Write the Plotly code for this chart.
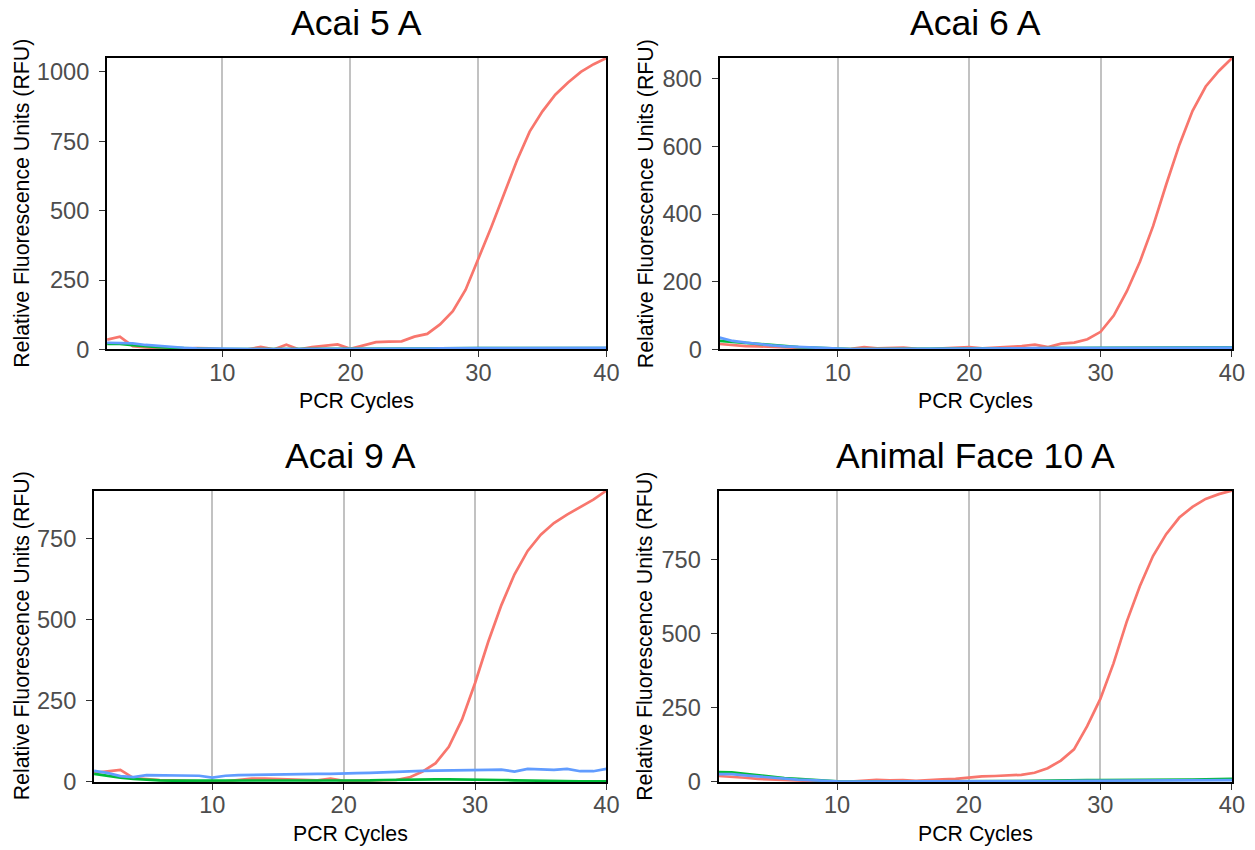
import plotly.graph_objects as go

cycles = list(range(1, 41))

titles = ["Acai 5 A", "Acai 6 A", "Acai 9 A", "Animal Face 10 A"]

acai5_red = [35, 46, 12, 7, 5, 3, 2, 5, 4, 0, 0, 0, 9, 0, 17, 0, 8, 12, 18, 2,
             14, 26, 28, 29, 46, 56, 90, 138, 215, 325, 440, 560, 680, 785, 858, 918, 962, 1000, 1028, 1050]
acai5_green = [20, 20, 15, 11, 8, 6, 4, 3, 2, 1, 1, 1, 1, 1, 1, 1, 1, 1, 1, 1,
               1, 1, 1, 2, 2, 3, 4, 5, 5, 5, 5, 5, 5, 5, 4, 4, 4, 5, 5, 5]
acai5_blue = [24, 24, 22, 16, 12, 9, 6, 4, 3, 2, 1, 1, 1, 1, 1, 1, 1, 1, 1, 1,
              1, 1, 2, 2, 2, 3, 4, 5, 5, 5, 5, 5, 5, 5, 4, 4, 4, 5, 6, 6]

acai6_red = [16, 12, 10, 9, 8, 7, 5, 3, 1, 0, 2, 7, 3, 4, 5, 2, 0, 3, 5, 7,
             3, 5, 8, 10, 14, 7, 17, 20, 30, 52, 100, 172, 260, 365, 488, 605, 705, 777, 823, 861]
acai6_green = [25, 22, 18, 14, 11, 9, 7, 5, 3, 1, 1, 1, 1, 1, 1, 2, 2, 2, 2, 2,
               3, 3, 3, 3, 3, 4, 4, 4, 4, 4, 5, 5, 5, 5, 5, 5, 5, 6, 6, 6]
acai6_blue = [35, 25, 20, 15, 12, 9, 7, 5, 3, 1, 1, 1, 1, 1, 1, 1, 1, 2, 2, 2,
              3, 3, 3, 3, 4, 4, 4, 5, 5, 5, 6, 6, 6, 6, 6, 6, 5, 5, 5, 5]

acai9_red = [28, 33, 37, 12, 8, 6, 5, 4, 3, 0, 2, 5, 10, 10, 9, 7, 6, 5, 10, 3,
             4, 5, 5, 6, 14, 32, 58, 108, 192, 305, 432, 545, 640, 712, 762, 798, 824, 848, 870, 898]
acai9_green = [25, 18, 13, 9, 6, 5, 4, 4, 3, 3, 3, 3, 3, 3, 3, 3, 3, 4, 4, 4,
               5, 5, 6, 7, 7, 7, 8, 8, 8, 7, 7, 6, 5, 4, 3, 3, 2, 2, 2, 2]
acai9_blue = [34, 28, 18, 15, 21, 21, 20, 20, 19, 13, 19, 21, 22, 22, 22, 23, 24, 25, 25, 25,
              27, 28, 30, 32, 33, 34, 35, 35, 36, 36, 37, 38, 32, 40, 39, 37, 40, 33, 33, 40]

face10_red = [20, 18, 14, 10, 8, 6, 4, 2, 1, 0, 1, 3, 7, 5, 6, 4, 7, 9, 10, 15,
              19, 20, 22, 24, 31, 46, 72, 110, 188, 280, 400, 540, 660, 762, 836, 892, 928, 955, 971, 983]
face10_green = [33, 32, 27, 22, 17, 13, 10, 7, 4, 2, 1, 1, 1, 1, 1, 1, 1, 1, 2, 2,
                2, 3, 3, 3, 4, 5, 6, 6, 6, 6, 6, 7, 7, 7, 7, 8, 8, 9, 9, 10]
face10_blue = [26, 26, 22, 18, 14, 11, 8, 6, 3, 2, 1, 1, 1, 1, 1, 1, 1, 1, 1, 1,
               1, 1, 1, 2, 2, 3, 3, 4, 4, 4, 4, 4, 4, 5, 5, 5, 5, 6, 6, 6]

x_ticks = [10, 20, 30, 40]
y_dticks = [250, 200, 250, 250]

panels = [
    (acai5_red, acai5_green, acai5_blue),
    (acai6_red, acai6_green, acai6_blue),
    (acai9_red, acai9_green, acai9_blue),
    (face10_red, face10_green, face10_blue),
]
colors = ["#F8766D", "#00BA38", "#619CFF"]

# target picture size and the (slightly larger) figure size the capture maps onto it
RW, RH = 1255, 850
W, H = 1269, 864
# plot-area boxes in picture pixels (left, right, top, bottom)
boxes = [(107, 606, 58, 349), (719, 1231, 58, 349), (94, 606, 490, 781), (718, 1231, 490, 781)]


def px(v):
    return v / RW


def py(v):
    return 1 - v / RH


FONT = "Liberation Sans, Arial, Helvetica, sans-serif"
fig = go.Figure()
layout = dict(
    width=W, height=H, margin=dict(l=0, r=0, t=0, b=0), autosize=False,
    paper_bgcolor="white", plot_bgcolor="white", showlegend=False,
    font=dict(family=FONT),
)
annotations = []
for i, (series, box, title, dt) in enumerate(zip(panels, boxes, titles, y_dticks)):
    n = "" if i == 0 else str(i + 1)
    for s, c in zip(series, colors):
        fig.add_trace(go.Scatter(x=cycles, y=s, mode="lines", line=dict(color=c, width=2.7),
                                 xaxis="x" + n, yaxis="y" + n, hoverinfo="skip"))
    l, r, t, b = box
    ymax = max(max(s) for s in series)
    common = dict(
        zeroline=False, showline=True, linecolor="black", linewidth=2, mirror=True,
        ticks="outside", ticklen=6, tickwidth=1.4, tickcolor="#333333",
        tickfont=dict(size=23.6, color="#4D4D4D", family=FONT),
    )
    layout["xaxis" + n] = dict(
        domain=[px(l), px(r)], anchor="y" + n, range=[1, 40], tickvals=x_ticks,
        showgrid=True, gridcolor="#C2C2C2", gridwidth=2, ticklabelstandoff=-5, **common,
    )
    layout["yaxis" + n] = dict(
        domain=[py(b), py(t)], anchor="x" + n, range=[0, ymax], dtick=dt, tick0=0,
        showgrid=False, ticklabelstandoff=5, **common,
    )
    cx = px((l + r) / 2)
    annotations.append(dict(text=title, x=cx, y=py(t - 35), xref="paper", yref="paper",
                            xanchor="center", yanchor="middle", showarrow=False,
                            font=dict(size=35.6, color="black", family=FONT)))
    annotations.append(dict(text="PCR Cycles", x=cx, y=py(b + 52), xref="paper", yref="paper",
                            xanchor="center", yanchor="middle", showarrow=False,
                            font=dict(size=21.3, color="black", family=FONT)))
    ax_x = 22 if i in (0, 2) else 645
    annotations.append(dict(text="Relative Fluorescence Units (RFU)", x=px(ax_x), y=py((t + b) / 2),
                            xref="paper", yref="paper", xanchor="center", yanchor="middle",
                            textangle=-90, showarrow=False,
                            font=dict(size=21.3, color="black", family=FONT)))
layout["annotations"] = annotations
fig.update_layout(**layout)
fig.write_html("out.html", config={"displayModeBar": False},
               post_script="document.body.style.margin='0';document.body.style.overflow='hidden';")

* _Task_: Write out exactly the opening lines of the data, stopping after the line that holds "33, 33, 40]". Exclude pictures.

* _Completed task_:
Write the Plotly code for this chart.
import plotly.graph_objects as go

cycles = list(range(1, 41))

titles = ["Acai 5 A", "Acai 6 A", "Acai 9 A", "Animal Face 10 A"]

acai5_red = [35, 46, 12, 7, 5, 3, 2, 5, 4, 0, 0, 0, 9, 0, 17, 0, 8, 12, 18, 2,
             14, 26, 28, 29, 46, 56, 90, 138, 215, 325, 440, 560, 680, 785, 858, 918, 962, 1000, 1028, 1050]
acai5_green = [20, 20, 15, 11, 8, 6, 4, 3, 2, 1, 1, 1, 1, 1, 1, 1, 1, 1, 1, 1,
               1, 1, 1, 2, 2, 3, 4, 5, 5, 5, 5, 5, 5, 5, 4, 4, 4, 5, 5, 5]
acai5_blue = [24, 24, 22, 16, 12, 9, 6, 4, 3, 2, 1, 1, 1, 1, 1, 1, 1, 1, 1, 1,
              1, 1, 2, 2, 2, 3, 4, 5, 5, 5, 5, 5, 5, 5, 4, 4, 4, 5, 6, 6]

acai6_red = [16, 12, 10, 9, 8, 7, 5, 3, 1, 0, 2, 7, 3, 4, 5, 2, 0, 3, 5, 7,
             3, 5, 8, 10, 14, 7, 17, 20, 30, 52, 100, 172, 260, 365, 488, 605, 705, 777, 823, 861]
acai6_green = [25, 22, 18, 14, 11, 9, 7, 5, 3, 1, 1, 1, 1, 1, 1, 2, 2, 2, 2, 2,
               3, 3, 3, 3, 3, 4, 4, 4, 4, 4, 5, 5, 5, 5, 5, 5, 5, 6, 6, 6]
acai6_blue = [35, 25, 20, 15, 12, 9, 7, 5, 3, 1, 1, 1, 1, 1, 1, 1, 1, 2, 2, 2,
              3, 3, 3, 3, 4, 4, 4, 5, 5, 5, 6, 6, 6, 6, 6, 6, 5, 5, 5, 5]

acai9_red = [28, 33, 37, 12, 8, 6, 5, 4, 3, 0, 2, 5, 10, 10, 9, 7, 6, 5, 10, 3,
             4, 5, 5, 6, 14, 32, 58, 108, 192, 305, 432, 545, 640, 712, 762, 798, 824, 848, 870, 898]
acai9_green = [25, 18, 13, 9, 6, 5, 4, 4, 3, 3, 3, 3, 3, 3, 3, 3, 3, 4, 4, 4,
               5, 5, 6, 7, 7, 7, 8, 8, 8, 7, 7, 6, 5, 4, 3, 3, 2, 2, 2, 2]
acai9_blue = [34, 28, 18, 15, 21, 21, 20, 20, 19, 13, 19, 21, 22, 22, 22, 23, 24, 25, 25, 25,
              27, 28, 30, 32, 33, 34, 35, 35, 36, 36, 37, 38, 32, 40, 39, 37, 40, 33, 33, 40]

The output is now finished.